The Brangus is yet another Brahman-derived breed developed for the challenging conditions of the South. As usual, Southern cattle breeders were searching for ways to adapt superior beef breeds such as the Angus to their climate.
Research began in the early 1930s at the USDA Experiment Station in Jeanerette, Louisiana. Cattlemen simultaneously conducted their own experiments, and through trial and error the right combination of Angus and Brahman was discovered. By 1949, a new breed had taken shape that was roughly 5/8 Angus and 3/8 Brahman. This composite creation was called the Brangus.

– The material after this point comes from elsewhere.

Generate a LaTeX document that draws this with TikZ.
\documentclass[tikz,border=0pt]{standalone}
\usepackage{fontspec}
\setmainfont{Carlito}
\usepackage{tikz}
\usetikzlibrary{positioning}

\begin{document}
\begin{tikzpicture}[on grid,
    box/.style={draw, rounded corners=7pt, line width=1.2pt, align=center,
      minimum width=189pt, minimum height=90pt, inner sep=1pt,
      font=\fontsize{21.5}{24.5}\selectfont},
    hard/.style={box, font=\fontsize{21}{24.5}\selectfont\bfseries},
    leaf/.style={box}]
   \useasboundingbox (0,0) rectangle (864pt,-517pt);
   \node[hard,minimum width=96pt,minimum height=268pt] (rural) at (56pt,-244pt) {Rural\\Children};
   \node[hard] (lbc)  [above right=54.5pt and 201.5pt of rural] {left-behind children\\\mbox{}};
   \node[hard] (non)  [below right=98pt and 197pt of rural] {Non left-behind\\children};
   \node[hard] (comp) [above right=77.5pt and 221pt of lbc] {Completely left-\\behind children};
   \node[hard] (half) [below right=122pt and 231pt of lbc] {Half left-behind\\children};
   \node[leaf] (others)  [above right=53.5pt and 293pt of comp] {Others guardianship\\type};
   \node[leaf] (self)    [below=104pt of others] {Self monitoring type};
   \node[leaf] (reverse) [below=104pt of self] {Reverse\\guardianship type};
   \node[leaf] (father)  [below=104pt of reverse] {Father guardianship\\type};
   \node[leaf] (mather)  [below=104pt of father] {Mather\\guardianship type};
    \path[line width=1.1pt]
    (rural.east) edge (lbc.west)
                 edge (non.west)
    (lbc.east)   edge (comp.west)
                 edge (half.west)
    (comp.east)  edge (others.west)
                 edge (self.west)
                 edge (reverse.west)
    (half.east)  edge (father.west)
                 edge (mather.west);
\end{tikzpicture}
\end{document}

Originally, both black and red Brangus cattle could be registered as purebreds. In 1959, however, the breeders’ association decided to follow the example of the Angus registry and accept only black cattle. Dedicated breeders of Red Brangus believed that their cattle had superior heat tolerance and formed their own organization. Both the Brangus and the Red Brangus are becoming increasingly popular in the South.

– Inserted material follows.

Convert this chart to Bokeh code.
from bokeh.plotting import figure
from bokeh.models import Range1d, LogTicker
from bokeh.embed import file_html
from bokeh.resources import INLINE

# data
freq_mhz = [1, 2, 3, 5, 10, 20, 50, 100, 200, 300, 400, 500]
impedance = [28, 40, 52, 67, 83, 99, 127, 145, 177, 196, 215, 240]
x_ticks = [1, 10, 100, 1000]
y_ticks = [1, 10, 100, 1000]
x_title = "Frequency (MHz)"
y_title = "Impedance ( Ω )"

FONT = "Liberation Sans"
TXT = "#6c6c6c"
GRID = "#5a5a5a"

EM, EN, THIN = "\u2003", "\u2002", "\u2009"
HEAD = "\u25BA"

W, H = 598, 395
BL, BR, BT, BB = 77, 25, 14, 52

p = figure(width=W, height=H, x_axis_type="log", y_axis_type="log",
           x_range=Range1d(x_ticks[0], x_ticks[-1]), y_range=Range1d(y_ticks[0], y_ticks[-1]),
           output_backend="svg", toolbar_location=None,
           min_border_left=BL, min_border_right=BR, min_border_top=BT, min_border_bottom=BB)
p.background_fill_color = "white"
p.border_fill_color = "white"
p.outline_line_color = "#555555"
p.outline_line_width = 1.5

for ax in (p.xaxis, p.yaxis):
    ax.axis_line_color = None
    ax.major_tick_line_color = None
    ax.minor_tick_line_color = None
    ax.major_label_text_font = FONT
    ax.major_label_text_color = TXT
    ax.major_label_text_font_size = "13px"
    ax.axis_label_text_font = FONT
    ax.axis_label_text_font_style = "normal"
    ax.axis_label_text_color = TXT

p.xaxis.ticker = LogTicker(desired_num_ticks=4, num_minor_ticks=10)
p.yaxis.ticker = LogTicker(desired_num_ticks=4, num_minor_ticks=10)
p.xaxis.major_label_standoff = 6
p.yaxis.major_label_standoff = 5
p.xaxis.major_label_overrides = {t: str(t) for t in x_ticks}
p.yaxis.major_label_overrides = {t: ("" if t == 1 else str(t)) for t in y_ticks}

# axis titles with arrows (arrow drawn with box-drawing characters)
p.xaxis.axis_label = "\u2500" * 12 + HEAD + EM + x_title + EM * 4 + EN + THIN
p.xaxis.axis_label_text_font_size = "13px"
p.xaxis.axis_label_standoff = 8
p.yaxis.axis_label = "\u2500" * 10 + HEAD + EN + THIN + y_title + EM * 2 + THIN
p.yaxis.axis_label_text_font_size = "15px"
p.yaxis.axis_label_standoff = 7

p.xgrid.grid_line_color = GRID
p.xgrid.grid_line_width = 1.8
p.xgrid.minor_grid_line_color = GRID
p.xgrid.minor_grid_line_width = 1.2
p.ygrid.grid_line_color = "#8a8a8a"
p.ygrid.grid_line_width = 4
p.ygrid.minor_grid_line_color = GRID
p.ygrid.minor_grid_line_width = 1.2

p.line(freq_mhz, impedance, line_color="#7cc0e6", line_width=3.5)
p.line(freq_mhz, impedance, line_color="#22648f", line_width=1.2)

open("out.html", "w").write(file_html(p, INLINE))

The Brangus is a versatile beef breed. It has proven itself on both grass and grain, both as a purebred beef animal and as a cross with other breeds.
The well-bred Brangus is calm, quiet, and cooperative with its handlers. Its curiosity and self-confidence give it additional charm.

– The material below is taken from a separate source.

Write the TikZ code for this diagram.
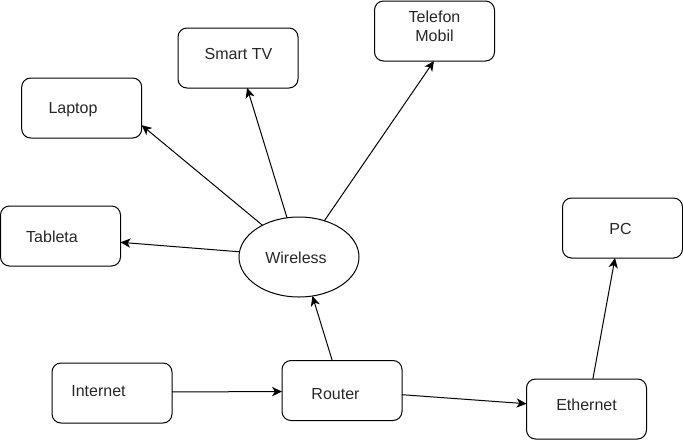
\documentclass[tikz,border=0pt]{standalone}
\usepackage{fontspec}
\setmainfont{Liberation Sans}
\usetikzlibrary{arrows.meta,shapes.geometric}
\begin{document}
\begin{tikzpicture}[x=0.75pt,y=-0.75pt,
  box/.style={draw, rounded corners=6.75pt, minimum width=90pt, minimum height=45pt, inner sep=0pt, outer sep=0pt, line width=0.75pt},
  ell/.style={draw, ellipse, minimum width=90pt, minimum height=60pt, inner sep=0pt, outer sep=0pt, line width=0.75pt},
  lbl/.style={font=\fontsize{12pt}{14.25pt}\selectfont, text=black!85, inner sep=0pt, outer sep=0pt, align=center},
  arr/.style={-{Stealth[length=7.5pt,width=7pt,inset=2.2pt]}, line width=0.75pt}]
\useasboundingbox (0,0) rectangle (683,440);

% shapes
\node[box] (telefon) at (434.5,31) {};
\node[box] (smarttv) at (238,58) {};
\node[box] (laptop) at (81.7,108) {};
\node[box] (tableta) at (60.5,236) {};
\node[ell] (wireless) at (299,257) {};
\node[box] (pc) at (622.5,228) {};
\node[box] (internet) at (112,393) {};
\node[box] (router) at (342,390.5) {};
\node[box] (ethernet) at (586.5,409) {};

% labels
\node[lbl] (telefon-t) at (434.5,26.5) {Telefon\\Mobil};
\node[lbl, anchor=base] (smarttv-t) at (238.5,59.8) {Smart TV};
\node[lbl, anchor=base] (laptop-t) at (73,113.8) {Laptop};
\node[lbl, anchor=base] (tableta-t) at (52,242.5) {Tableta};
\node[lbl, anchor=base] (wireless-t) at (296,263.5) {Wireless};
\node[lbl, anchor=base] (pc-t) at (620.5,234.8) {PC};
\node[lbl, anchor=base] (internet-t) at (98.5,396.8) {Internet};
\node[lbl, anchor=base] (router-t) at (335.5,399.8) {Router};
\node[lbl, anchor=base] (ethernet-t) at (586.5,410.8) {Ethernet};

% connectors
\draw[arr] (internet.1) -- (router.181);
\draw[arr] (router.108) -- (wireless.-71);
\draw[arr] (router.-4) -- (ethernet.175);
\draw[arr] (ethernet.78) -- (pc.256);
\draw[arr] (wireless.139) -- (laptop.-16);
\draw[arr] (wireless.107) -- (smarttv.-73);
\draw[arr] (wireless.55) -- (telefon.269);
\draw[arr] (wireless.175) -- (tableta.-6);
\end{tikzpicture}
\end{document}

Prospective owners of Brangus cattle should be aware, however, that irresponsible breeders who do not strive for good temperaments in their livestock do exist. A poor-quality Brangus can be both unpredictable and aggressive.
Also, Brangus cattle must be handled gently and frequently or they become excitable, and therefore the breed is recommended mainly for experienced cattle owners. They respond best to people they are familiar with and have learned to respect.
The Brangus is hardy and resistant to many diseases and health problems, particularly bloat. Both color varieties excel in resistance to hot-weather difficulties such as pinkeye and sunburn, but the Red Brangus is sometimes considered to have a particular advantage under pressure from extreme temperatures.
- Heat tolerance, especially in Red Brangus.
- Insect resistance.
- Disease resistance.
- Efficiency under most management styles, whether forage- or feed-based.
- Ability to thrive in some of the harshest conditions.
- Early maturity.
- Exceptional calving ease.
- Good survival rate.
- Superior mothering instincts.
- Fast growth.
- High yield of meat.
- No excessive fat.
- Black Brangus qualifies for premium programs such as Certified Angus Beef.
- Difficult temperament for beginners to handle.
- Tendency to jump fences.
- Limited cold tolerance.
- Lower conception rates than Angus.
- Discounted in sale barns outside of the South for Brahman influence.